Sharan plans a picnic for Lekshmi. Unfortunately Lekshmi fractures her hand and Sharan takes care of Lekshmi. Sachin, Prakash's brother, come to meet Lekshmi. Sharan fights with him as he behaves rudely with Lekshmi. Anand and Ashwathy plan to get married. However, in the register office, Anand's sister has given a letter, opposing the marriage. Everyone is puzzled as Anand has always said that he is an orphan. Ashwathy questions Sharan about the whereabouts of Anand's sister. Lekshmi secretly finds out find out Anand's sister and plans to reveal it to everyone during his marriage function. However, during the function, a big drama takes place and Anand is forced to confess that his sister is none other than Kavitha. It later turns out that it was all an elaborate plan made by Kavitha. She wanted him to acknowledge her as his sister, as he had cut all relations with her after she had betrayed Sharan and gone with Prakash.
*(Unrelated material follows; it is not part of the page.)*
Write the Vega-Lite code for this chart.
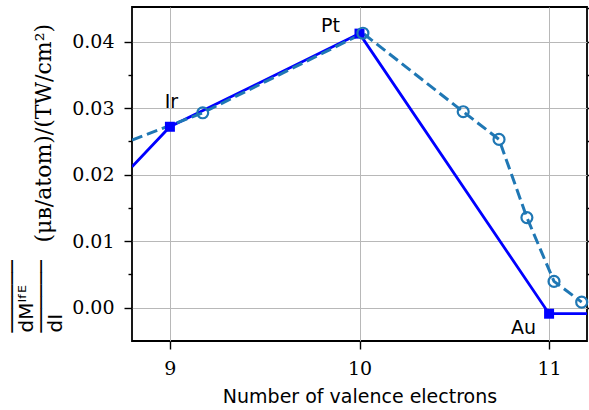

Kavitha wanted to marry Prakash and Lekshmi's sister Aswathy wanted to marry Kavitha's brother Anand. Prakash tries to brainwash Aswathy. Kavitha and Prakash's marriage is called off. Prakash blackmails Aswathy and Aswathy marries him to save Anand. Soon Sharan's son Manu along with Kavitha also comes to them and lives with them. Kavitha tries to create troubles in Lekshmi and Sharan's love using Manu but she fail and leaves the house. Kavitha still attempts to hamper the peace of Menon family.

== Cast ==
=== Main ===
- Srinish Aravind as Sharan G Menon
- Ramya Shankar (episode 1-18) / Varada (episode 18-450)/ Dr. Divya Nair as Lekshmi Viswanatha Iyer a.k.a. Lekshmi Sharan G Menon

=== Recurring ===
- Naveen Arakkal as Prakash Varama, Kavitha's ex-partner
- Baby Sradha / Baby Megha Mahesh as Malavika (Malu), Sharan and Kavitha's daughter; Lakshmi's stepdaughter
- Master Siddharth as Manu, Sharan and Kavitha's son; Lakshmi's stepson
- Binny George as Mahima
- Maneesh Krishna as Anand, Sharan's brotherly best friend; Kavitha's brother
- Althara as Kavitha, Manu's and Malavika's mother; Sharan's ex-wife; Prakash's ex-partner
- Kottayam Rasheed as Govinda Menon, Sharan's father
- Beena Antony as Madhavi Govinda Menon, Sharan's mother
- Pratheeksha G Pradeep as Aswathy Iyer, Prakash's wife; Anand's ex-fiancé; Lekshmi's and Devika's cousin
- Adithyan Jayan as Balachandran (Balu), Devika's husband
- Jishin Mohan as Sachin Varma, Prakash's brother
- Rishi as Indu Gopan, Simi's husband
- Amrutha as Simi, Sharan's sister
- Adarsh / Vishnu V Nair as Karthik, Saran's brother
- Kailas Nath as Viswanatha Iyer, Lekshmi's father
- Anuradha Krishnamoorthy as Saraswathy Viswantha Iyer, Lekshmi's mother
- Arya Sreeram as Devika Balachandran, Lekshmi's sister
- Sabari Nath as ACP Sankar IPS
- Vandana as Shaarika, Karthik's love interest
- Aishwarya as Anand's wife
- Sini Varghese as Tanuja, Prakash's friend
- Karthika Kannan as Radhika
- Faizal Razi as Dr.Manoj
- Fawaz Zayani as Mani / Abhimanyu Raghav, Lekshmi's childhood friend; Sharan's business partner
- Vanchiyoor Praveen Kumar as Ammavan

==Reboot ==
A Malayalam language reboot titled Ishtam Mathram directed by Mohan Kupleri began airing from 26 August 2024 on Asianet and also streaming on JioHotstar. The series stars Rayjan Rajan and Mridula Vijai in lead roles. It is one of the top rated TV soap opera in Malayalam. The series ended on 15 May 2026 completing 493 episodes.